2. Describe the color yellow to somebody who is blind.

(Sighing in disgust) Imagine the hardest color to use in any scenario. Gosh, I don’t know… it’s bright, it’s happy, yet somehow I still find a way to dislike it. Makes you feel warm, but not that warm, not like an orange warm. Cheerful… I guess.

3. What typeface or category of typeface are you?

Probably a humanist sans. I like to think I’m functional enough to be a workhorse typeface, but I have weird quirks about me that don’t necessarily make functional sense but are part of who I am.

4. If Spicefire granted you one wish, what would it be?

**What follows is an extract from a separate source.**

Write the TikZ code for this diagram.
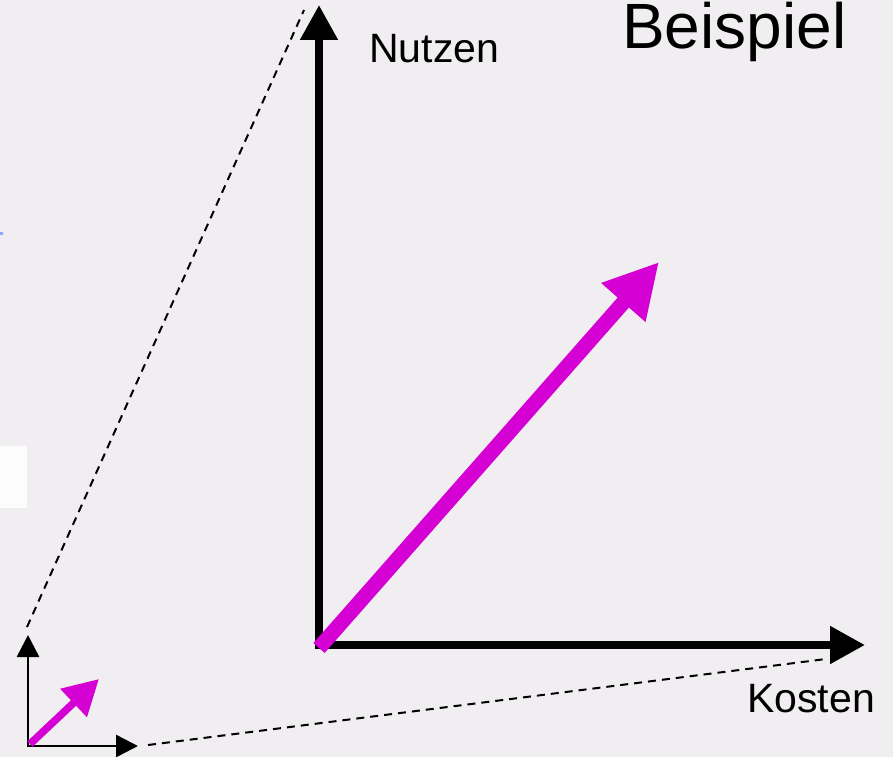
\documentclass[tikz,border=0pt]{standalone}
\usepackage{fontspec}
\setmainfont{Liberation Sans}
\usetikzlibrary{arrows.meta}
\definecolor{bgc}{HTML}{F0EEF0}
\definecolor{mag}{HTML}{D400D4}
\definecolor{specks}{HTML}{8AA8FF}
\begin{document}
\begin{tikzpicture}[x=1pt,y=-1pt,
  axis/.style={line width=8pt,-{Triangle[length=35pt,width=36pt]}},
  smallaxis/.style={line width=2.5pt,-{Triangle[length=22pt,width=22pt]}},
  bigvec/.style={mag,line width=15pt,-{Triangle[length=54pt,width=55pt]}},
  smallvec/.style={mag,line width=7.5pt,-{Triangle[length=35pt,width=37pt]}},
  guide/.style={line width=2pt,dash pattern=on 8pt off 6pt},
  lbl/.style={inner sep=0pt,anchor=base west,font=\fontsize{41}{41}\selectfont}]
\fill[bgc] (0,0) rectangle (893,757);
\useasboundingbox (0,0) rectangle (893,757);
\fill[white!60!bgc!40!white] (0,446) rectangle (27,508);
\fill[specks] (0,232) rectangle (3,235);
% coordinates
\coordinate (O) at (319,645);
\coordinate (Ov) at (319,649);
\coordinate (Oh) at (315,645);
\coordinate (Ytip) at (319,5);
\coordinate (Xtip) at (865,645);
\coordinate (Vs) at (319,648);
\coordinate (Vt) at (659,262);
\coordinate (o) at (28,746);
\coordinate (ytip) at (28,635);
\coordinate (xtip) at (138,746);
\coordinate (vs) at (30,744);
\coordinate (vt) at (99,679);
\coordinate (d1a) at (27,627);
\coordinate (d1b) at (304,10);
\coordinate (d2a) at (148,745);
\coordinate (d2b) at (826,659);
% guides
\draw[guide] (d1a) -- (d1b);
\draw[guide] (d2a) -- (d2b);
% big axes
\draw[axis] (Ov) -- (Ytip);
\draw[axis] (Oh) -- (Xtip);
\draw[bigvec] (Vs) -- (Vt);
% small axes
\draw[smallaxis] (28,747) -- (ytip);
\draw[smallaxis] (27,746) -- (xtip);
\draw[smallvec] (vs) -- (vt);
% labels
\node[lbl] (nutzen) at (369,63) {Nutzen};
\node[lbl] (kosten) at (747,712) {Kosten};
\node[inner sep=0pt,anchor=base west,font=\fontsize{64}{64}\selectfont] (beispiel) at (622,49) {Beispiel};
\end{tikzpicture}
\end{document}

Creative opportunity. I know that’s a generic and broad answer. In the past, at a few different agencies, I’ve been on multiple projects that promised creative possibility. In reality, they are just looking for a closed-in box of solutions. Exciting design is equal parts creative and risky, so I’d love to experience more clients who will take risks. The opportunity to push out of the expected realm is always nice.

5. We are an agency of innovators, and innovation means different things to different people. In your words, what does it mean to be an innovator?

I think an innovator is somebody who is never satisfied with the status quo. Innovation is a temporary thing, and what is stale now was innovative 30 years ago. So, as soon as you get comfortable with the way things are going and stop questioning if things can be better or different, is when you stop becoming an innovator. As long as you’re trying to always move forward, I think that’s the path to innovation.